A question on detach() in DQN loss


In Deep-Q-Networks we compute the loss as:

loss = Q(s,a) - (r + gamma * maxQ'(s', a'))

So in order to calculate values of Q(s,a) and maxQ’(s’,a’), we need to do to a forward pass on the model two times. If I understood correctly this would create two different computation graphs for each forward pass.

So my question is whether I “have to” detach() the resulting value of maxQ’(s’,a’) before doing the backward pass. Does it lead to errors if I don’t, and why?

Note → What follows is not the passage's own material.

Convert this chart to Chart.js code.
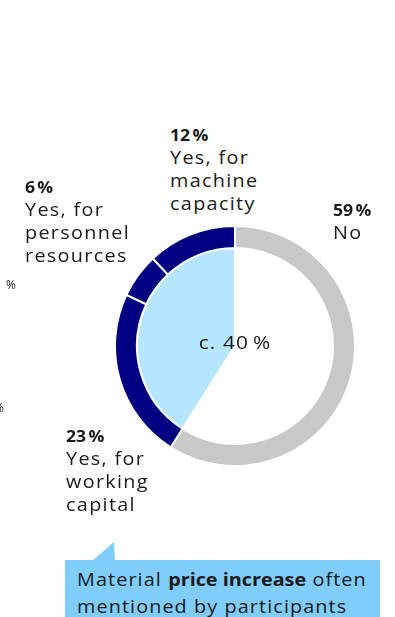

You can write your code in this way to avoid the unwanted grad calculation:

Q(s, a) = your_model(s, a)
with torch.no_grad():
    maxQ'(s',a') = your_model(s', a')

Then the forward calculation of maxQ will not accumulate grads on parameters of your model.

Thanks Liu.

However, my question is mostly about if I have to do that, and whether it would produce errors if I don’t, and why. (in a situation where we have x and y, both resulting from forward passes and both have gradients and now we want to backprop loss(x, y))

Any help/pointers/references on this topic is still appreciated.

You are welcome, yes you have to do that either by using ‘with torch.no_grad()’ or ‘.detach()’, otherwise your gradient is not accumulated correctly with respect to the loss.